4. Indoor activities for families with kids
If you arrived with little ones on the island but weather is not cooperating there are at least two ways to keep them busy and have fun.
iTrampoline Hawaii is a spacious facility that will burn both young and grown up calories. You can spend two hours there and not even notice.
Another good place to visit is Children’s Discovery Center. It is a two story children’s museum covering topics of water circulation in a rain forest, human body, crafts, space exploration, technology, transportation and different cultures in the pacific ocean. Staff is friendly and helpful. There is a cafeteria to grab a snack on premises, but it may be a better option to head to Ala Moana shopping center for a broader set of food choices and maybe, even, occasional shopping.

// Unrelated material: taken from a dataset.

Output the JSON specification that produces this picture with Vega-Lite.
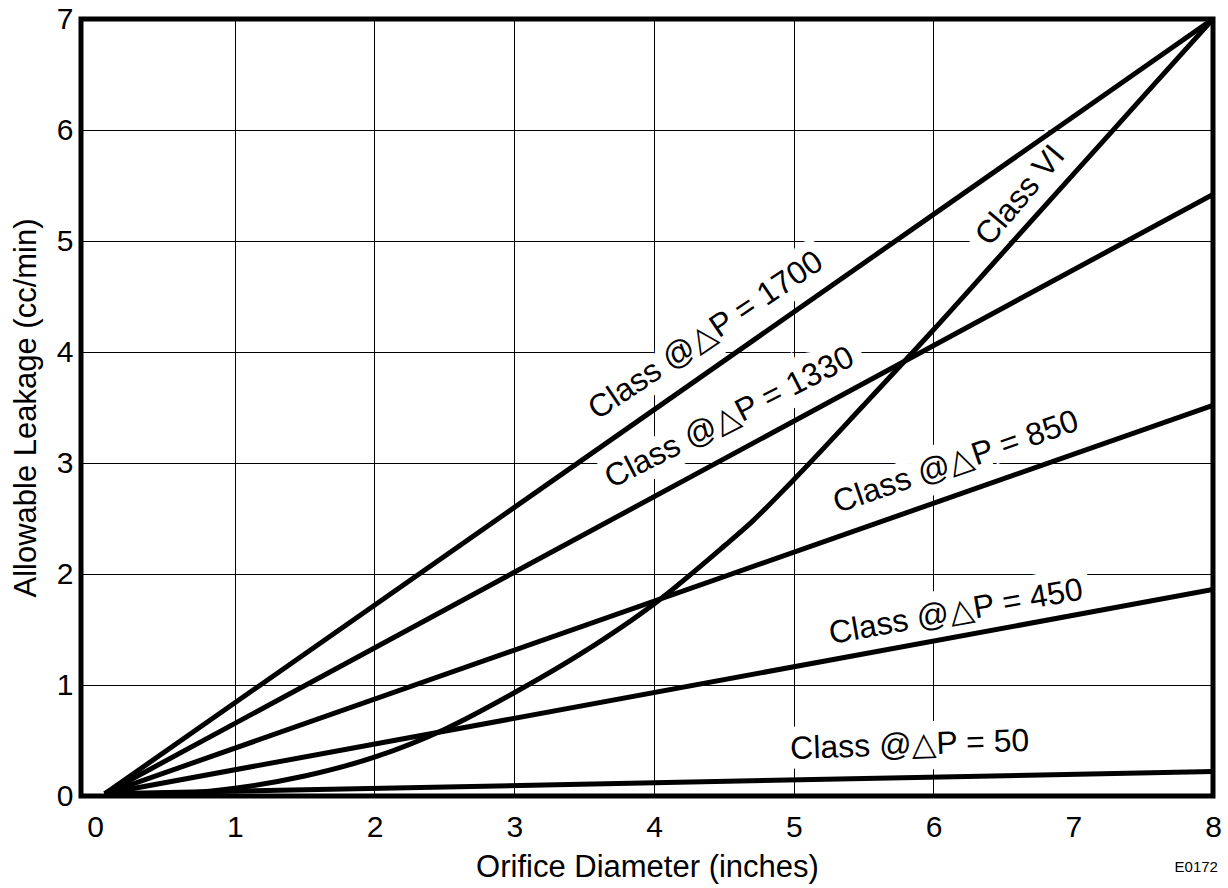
{
  "$schema": "https://vega.github.io/schema/vega-lite/v6.json",
  "width": 1132,
  "height": 777,
  "autosize": "none",
  "padding": {"left": 81, "top": 19, "right": 15, "bottom": 92},
  "background": "white",
  "config": {
    "view": {"stroke": "black", "strokeWidth": 5},
    "font": "Liberation Sans",
    "axis": {
      "labelFont": "Liberation Sans",
      "titleFont": "Liberation Sans",
      "labelFontSize": 30,
      "titleFontSize": 31,
      "titleFontWeight": "normal",
      "labelColor": "black",
      "titleColor": "black",
      "ticks": false,
      "domain": false,
      "grid": true,
      "gridColor": {"condition": {"test": "datum.value == 0 || datum.value == 7 || datum.value == 8", "value": "transparent"}, "value": "black"},
      "gridWidth": 1,
      "gridOpacity": 1
    }
  },
  "datasets": {
    "lines": [
      {"series": "1700", "x": 0.07, "y": 0.02}, {"series": "1700", "x": 8, "y": 7},
      {"series": "1330", "x": 0.07, "y": 0.02}, {"series": "1330", "x": 8, "y": 5.42},
      {"series": "850", "x": 0.07, "y": 0.02}, {"series": "850", "x": 8, "y": 3.52},
      {"series": "450", "x": 0.07, "y": 0.02}, {"series": "450", "x": 8, "y": 1.86},
      {"series": "50", "x": 0.07, "y": 0.02}, {"series": "50", "x": 8, "y": 0.22},
      {"series": "VI", "x": 0.07, "y": 0.02},
      {"series": "VI", "x": 0.5, "y": 0.02},
      {"series": "VI", "x": 0.7, "y": 0.03},
      {"series": "VI", "x": 1.0, "y": 0.07},
      {"series": "VI", "x": 1.5, "y": 0.18},
      {"series": "VI", "x": 2.0, "y": 0.35},
      {"series": "VI", "x": 2.5, "y": 0.6},
      {"series": "VI", "x": 3.0, "y": 0.93},
      {"series": "VI", "x": 3.5, "y": 1.3},
      {"series": "VI", "x": 4.0, "y": 1.73},
      {"series": "VI", "x": 4.5, "y": 2.25},
      {"series": "VI", "x": 4.7, "y": 2.47},
      {"series": "VI", "x": 5.0, "y": 2.85},
      {"series": "VI", "x": 5.5, "y": 3.52},
      {"series": "VI", "x": 6.0, "y": 4.2},
      {"series": "VI", "x": 6.5, "y": 4.9},
      {"series": "VI", "x": 7.0, "y": 5.6},
      {"series": "VI", "x": 7.5, "y": 6.3},
      {"series": "VI", "x": 8.0, "y": 7.0}
    ],
    "labels": [
      {"id": "1700", "text": "Class @△P = 1700", "x": 4.37, "y": 4.15},
      {"id": "1330", "text": "Class @△P = 1330", "x": 4.54, "y": 3.41},
      {"id": "850", "text": "Class @△P = 850", "x": 6.16, "y": 3.01},
      {"id": "450", "text": "Class @△P = 450", "x": 6.16, "y": 1.66},
      {"id": "50", "text": "Class @△P = 50", "x": 5.83, "y": 0.46},
      {"id": "VI", "text": "Class VI", "x": 6.62, "y": 5.41},
      {"id": "code", "text": "E0172", "x": 7.88, "y": -0.64}
    ]
  },
  "encoding": {
    "x": {"field": "x", "type": "quantitative", "scale": {"domain": [-0.1, 8], "nice": false, "zero": false},
      "axis": {"values": [0, 1, 2, 3, 4, 5, 6, 7, 8], "title": "Orifice Diameter (inches)", "labelPadding": 16, "titlePadding": 10, "labelFlush": false}},
    "y": {"field": "y", "type": "quantitative", "scale": {"domain": [0, 7], "nice": false},
      "axis": {"values": [0, 1, 2, 3, 4, 5, 6, 7], "title": "Allowable Leakage (cc/min)", "labelPadding": 8, "titlePadding": 14, "labelFlush": false}}
  },
  "layer": [
    {"data": {"name": "labels"}, "transform": [{"filter": "datum.id == '1700'"}], "mark": {"type": "text", "angle": -34, "fontSize": 32, "fill": "white", "stroke": "white", "strokeWidth": 22}, "encoding": {"text": {"field": "text"}}},
    {"data": {"name": "labels"}, "transform": [{"filter": "datum.id == '1330'"}], "mark": {"type": "text", "angle": -27, "fontSize": 32, "fill": "white", "stroke": "white", "strokeWidth": 22}, "encoding": {"text": {"field": "text"}}},
    {"data": {"name": "labels"}, "transform": [{"filter": "datum.id == '850'"}], "mark": {"type": "text", "angle": -19, "fontSize": 32, "fill": "white", "stroke": "white", "strokeWidth": 22}, "encoding": {"text": {"field": "text"}}},
    {"data": {"name": "labels"}, "transform": [{"filter": "datum.id == '450'"}], "mark": {"type": "text", "angle": -10, "fontSize": 32, "fill": "white", "stroke": "white", "strokeWidth": 22}, "encoding": {"text": {"field": "text"}}},
    {"data": {"name": "labels"}, "transform": [{"filter": "datum.id == '50'"}], "mark": {"type": "text", "angle": -2, "fontSize": 32, "fill": "white", "stroke": "white", "strokeWidth": 22}, "encoding": {"text": {"field": "text"}}},
    {"data": {"name": "labels"}, "transform": [{"filter": "datum.id == 'VI'"}], "mark": {"type": "text", "angle": -50, "fontSize": 32, "fill": "white", "stroke": "white", "strokeWidth": 22}, "encoding": {"text": {"field": "text"}}},
    {"data": {"name": "lines"}, "mark": {"type": "line", "color": "black", "strokeWidth": 5, "interpolate": "monotone", "clip": true}, "encoding": {"detail": {"field": "series"}}},
    {"data": {"name": "labels"}, "transform": [{"filter": "datum.id == '1700'"}], "mark": {"type": "text", "angle": -34, "fontSize": 32, "color": "black"}, "encoding": {"text": {"field": "text"}}},
    {"data": {"name": "labels"}, "transform": [{"filter": "datum.id == '1330'"}], "mark": {"type": "text", "angle": -27, "fontSize": 32, "color": "black"}, "encoding": {"text": {"field": "text"}}},
    {"data": {"name": "labels"}, "transform": [{"filter": "datum.id == '850'"}], "mark": {"type": "text", "angle": -19, "fontSize": 32, "color": "black"}, "encoding": {"text": {"field": "text"}}},
    {"data": {"name": "labels"}, "transform": [{"filter": "datum.id == '450'"}], "mark": {"type": "text", "angle": -10, "fontSize": 32, "color": "black"}, "encoding": {"text": {"field": "text"}}},
    {"data": {"name": "labels"}, "transform": [{"filter": "datum.id == '50'"}], "mark": {"type": "text", "angle": -2, "fontSize": 32, "color": "black"}, "encoding": {"text": {"field": "text"}}},
    {"data": {"name": "labels"}, "transform": [{"filter": "datum.id == 'VI'"}], "mark": {"type": "text", "angle": -50, "fontSize": 32, "color": "black"}, "encoding": {"text": {"field": "text"}}},
    {"data": {"name": "labels"}, "transform": [{"filter": "datum.id == 'code'"}], "mark": {"type": "text", "fontSize": 15, "color": "black"}, "encoding": {"text": {"field": "text"}}}
  ]
}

ABC stores are conveniently sprinkled all over Waikiki and it is tempting to pop-in and grab something. Locals, jokingly elaborate that “ABC” stands for “All Blocks Covered”. However convenient, may not be the cheapest or the best option for shopping.
To stock up on general groceries it is best to head to Foodland Farms at Ala Moana. They are just like Safeway – they’ve got you covered for all your needs. Prices are comparable to regular grocery stores (with Hawaiian mark-up), but you do get a discount if you are willing to share your phone number with them. If you are staying for a week or more in Oahu, head over to Foodland Farms, stock up on provision and save money.
If you are looking for gifts or souvenirs to bring back, again ABC is not your best friend. Head over to Makai Gift Shop – they have more options to choose from.
Another place to grab a quick souvenir is Hawaiian Casuals. They are a brick and mortar store so they’ll be there in any weather.
You may be lucky to be on the island during Farmer’s market. This is by far, the best place to grab something local to bring home. It usually takes place around First Hawaiian Bank branch on Tuesday and Thursday at 4 PM.
If local Hawaiian artifacts are not your cup of tea and you’d rather shop in upscale boutiques, then entire Kalakaua Ave is your playground. You should also head back to Ala Moana shopping center which has about 350 different shops to explore.